Center for Pediatric Genomics
An iPSCs Model of FUS mutation Carriers Reveals Pathways that Protect Against ALS

An iPSCs Model of FUS mutation Carriers Reveals Pathways that Protect Against ALS

Principle Investigator: Ziyuan Guo, PhD, Organoid Center

Amyotrophic lateral sclerosis (ALS) is a complex neurodegenerative disease with approximately 10 to 15% familial cases caused by genetic mutations in an autosomal dominant fashion. Although rare, ALS can also develop before the age of 25; the median age of developing Juvenile ALS is 6.5 years. ALS patients may become paralyzed between age 12 to age 60. Since familial and sporadic ALS are clinically indistinguishable, studies of familial ALS will facilitate understanding of ALS etiology in general. Among the ALS genes identified, several encode RNA binding proteins including Fused in Sarcoma (FUS). FUS functions in multiple RNA metabolic pathways. Mutant FUS protein is mis-localized to the cytoplasm where it forms granules and inclusions, a pathological hallmark of ALS. We and others have studied the FUS protein under physiological and pathological conditions in various models. Strikingly, we recently identified five individuals (three of them are second cousins) in an extended ALS kindred who carry the ALS-linked FUS R521G mutation but live well beyond their 60s without developing ALS (Unaffected Mutation Carriers, UMCs). Our discovery of incomplete penetrance in this extended FUS-ALS pedigree is the first of its kind.

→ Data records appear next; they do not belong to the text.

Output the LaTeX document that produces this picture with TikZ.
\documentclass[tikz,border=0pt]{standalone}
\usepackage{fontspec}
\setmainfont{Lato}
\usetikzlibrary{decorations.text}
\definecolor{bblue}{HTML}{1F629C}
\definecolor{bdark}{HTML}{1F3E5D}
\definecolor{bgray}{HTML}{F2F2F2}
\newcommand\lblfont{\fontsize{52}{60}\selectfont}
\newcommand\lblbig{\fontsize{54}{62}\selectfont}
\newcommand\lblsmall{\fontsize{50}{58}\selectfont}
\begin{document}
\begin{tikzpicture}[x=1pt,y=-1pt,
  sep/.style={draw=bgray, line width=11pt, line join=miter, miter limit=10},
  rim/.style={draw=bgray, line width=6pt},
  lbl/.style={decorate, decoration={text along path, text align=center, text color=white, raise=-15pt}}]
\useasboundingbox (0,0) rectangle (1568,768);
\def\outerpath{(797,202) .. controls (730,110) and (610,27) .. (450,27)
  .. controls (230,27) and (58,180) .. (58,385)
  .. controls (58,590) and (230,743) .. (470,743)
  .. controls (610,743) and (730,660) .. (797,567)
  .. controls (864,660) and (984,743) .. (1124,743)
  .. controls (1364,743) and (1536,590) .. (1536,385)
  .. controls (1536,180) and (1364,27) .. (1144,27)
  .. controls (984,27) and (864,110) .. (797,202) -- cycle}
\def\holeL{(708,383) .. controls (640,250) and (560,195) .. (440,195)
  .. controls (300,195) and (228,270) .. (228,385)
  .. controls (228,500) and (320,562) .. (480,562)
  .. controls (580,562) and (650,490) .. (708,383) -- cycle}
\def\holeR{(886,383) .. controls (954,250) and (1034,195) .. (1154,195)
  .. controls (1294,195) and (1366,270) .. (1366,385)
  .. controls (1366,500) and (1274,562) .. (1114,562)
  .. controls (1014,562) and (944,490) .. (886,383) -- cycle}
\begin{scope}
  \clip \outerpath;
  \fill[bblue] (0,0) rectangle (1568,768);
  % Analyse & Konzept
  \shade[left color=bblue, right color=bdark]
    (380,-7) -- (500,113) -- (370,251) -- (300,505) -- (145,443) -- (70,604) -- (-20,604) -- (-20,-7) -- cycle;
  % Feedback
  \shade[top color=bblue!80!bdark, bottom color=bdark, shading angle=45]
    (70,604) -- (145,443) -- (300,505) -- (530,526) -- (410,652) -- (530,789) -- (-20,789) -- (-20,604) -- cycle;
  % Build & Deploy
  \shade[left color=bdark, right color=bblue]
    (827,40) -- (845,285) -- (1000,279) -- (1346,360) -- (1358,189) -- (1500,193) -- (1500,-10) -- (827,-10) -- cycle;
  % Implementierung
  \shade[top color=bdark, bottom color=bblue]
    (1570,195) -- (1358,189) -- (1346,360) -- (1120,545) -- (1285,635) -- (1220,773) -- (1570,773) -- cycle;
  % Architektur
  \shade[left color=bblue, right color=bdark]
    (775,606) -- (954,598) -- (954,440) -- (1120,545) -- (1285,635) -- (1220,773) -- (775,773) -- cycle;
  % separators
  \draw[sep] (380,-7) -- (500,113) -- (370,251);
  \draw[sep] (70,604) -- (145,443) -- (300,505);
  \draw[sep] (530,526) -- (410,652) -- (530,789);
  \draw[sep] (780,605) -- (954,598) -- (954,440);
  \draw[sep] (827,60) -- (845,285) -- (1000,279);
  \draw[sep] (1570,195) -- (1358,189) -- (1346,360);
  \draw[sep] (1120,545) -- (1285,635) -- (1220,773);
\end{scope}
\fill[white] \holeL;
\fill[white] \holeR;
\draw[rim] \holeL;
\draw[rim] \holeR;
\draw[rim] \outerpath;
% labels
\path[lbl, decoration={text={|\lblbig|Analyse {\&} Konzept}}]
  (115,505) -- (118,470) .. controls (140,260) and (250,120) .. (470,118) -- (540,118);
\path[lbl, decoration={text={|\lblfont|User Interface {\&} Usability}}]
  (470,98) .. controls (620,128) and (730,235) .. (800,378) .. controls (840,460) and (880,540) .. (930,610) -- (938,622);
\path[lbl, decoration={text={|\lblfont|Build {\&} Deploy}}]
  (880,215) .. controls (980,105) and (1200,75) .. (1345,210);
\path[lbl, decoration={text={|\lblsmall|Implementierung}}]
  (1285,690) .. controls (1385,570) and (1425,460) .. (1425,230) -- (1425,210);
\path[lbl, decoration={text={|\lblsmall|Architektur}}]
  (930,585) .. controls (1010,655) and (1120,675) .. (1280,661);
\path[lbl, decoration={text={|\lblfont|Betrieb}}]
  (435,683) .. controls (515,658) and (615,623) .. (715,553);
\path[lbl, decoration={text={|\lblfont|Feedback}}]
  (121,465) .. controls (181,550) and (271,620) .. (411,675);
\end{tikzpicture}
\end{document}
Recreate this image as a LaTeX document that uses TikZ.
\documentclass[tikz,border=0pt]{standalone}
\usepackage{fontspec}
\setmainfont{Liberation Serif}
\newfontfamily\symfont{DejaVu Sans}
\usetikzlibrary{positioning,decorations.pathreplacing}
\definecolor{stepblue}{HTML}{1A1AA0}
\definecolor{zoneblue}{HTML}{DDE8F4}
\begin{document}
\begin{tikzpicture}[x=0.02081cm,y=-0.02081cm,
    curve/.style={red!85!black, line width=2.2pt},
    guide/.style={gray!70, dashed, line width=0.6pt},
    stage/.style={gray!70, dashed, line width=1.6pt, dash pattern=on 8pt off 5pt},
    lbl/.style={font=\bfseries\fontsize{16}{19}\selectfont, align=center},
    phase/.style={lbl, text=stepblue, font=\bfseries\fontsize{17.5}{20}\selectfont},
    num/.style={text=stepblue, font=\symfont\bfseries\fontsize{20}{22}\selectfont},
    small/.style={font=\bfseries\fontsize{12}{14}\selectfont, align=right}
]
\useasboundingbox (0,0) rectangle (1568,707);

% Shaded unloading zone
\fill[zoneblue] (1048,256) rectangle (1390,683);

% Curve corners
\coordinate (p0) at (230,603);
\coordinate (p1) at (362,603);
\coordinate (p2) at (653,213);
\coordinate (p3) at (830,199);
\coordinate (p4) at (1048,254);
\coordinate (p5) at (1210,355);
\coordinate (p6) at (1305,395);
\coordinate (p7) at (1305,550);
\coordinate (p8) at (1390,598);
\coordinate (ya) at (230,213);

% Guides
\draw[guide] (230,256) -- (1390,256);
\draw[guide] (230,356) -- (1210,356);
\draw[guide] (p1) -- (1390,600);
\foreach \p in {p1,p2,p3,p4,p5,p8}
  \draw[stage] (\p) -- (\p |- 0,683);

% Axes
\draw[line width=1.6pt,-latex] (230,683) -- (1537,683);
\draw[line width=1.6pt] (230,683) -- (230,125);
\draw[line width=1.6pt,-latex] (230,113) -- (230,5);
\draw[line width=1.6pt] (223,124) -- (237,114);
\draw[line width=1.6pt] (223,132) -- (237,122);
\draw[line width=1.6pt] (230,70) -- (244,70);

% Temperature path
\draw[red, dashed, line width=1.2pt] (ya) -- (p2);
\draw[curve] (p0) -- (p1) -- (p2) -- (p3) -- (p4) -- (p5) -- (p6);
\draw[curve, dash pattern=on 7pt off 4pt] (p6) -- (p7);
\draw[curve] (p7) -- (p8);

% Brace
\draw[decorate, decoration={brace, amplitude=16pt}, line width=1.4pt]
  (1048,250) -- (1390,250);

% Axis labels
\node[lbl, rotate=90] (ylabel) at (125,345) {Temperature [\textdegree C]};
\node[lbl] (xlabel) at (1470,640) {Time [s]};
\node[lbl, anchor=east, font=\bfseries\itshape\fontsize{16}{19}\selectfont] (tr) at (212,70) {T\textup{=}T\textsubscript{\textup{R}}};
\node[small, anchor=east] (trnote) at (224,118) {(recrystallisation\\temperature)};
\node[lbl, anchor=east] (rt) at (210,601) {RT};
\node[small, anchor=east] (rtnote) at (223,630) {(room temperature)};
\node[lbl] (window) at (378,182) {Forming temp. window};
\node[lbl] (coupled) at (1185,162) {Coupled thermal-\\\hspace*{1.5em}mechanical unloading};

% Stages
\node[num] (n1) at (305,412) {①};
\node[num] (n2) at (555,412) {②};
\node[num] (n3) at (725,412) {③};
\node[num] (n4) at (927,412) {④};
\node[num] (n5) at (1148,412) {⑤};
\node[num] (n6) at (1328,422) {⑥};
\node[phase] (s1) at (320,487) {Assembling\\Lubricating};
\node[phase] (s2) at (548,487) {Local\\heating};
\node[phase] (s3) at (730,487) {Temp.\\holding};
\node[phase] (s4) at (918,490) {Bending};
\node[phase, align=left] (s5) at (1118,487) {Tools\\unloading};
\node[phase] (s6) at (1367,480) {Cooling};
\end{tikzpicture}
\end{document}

We hypothesize that, despite carrying a disease-causing FUS mutation, UMCs have protective genetic modifiers preventing disease development. The determination of such modifiers and the underlying mechanisms will point to novel therapeutic targets. Patient-derived induced pluripotent stem cells (iPSCs) and their differentiated motor neurons (MNs) facilitate mechanistic studies in target cells in a relevant human genetic background. Taking advantage of newly generated iPSC lines derived from the unique ALS pedigree with multiple UMCs, we are identifying protective genetic modifiers to determine the underlying protective molecular/biological pathways. We are identifying de novo variants and mapping genetic modifiers in UMCs using whole genome sequencing analysis. Also, we are deciphering the molecular/biological pathways responsible for preserving normal functions in UMCs iPSC-MNs using RNASeq. We are differentiating MNs from iPSC lines of UMCs, ALS patients, and healthy controls to characterize the pathophysiological dysfunctions at different differentiation stages using immunocytochemistry and electrophysiology. In addition, we are comparing the cellular and functional features of iPSC-MNs from UMCs with ALS patients and healthy controls, which will reveal which cellular and biochemical features are critical to protecting UMCs. The integration of genomic, transcriptomic and phenotypic data will provide in-depth understanding of how putative genetic modifiers function through molecular pathways to yield protective phenotypes in UMCs. Completion of the proposed studies will provide novel insights into naturally occurring genetic modifiers that protect UMCs from contracting ALS. The compensatory mechanism identified in this project will lay the foundation for future studies to develop future ALS therapies.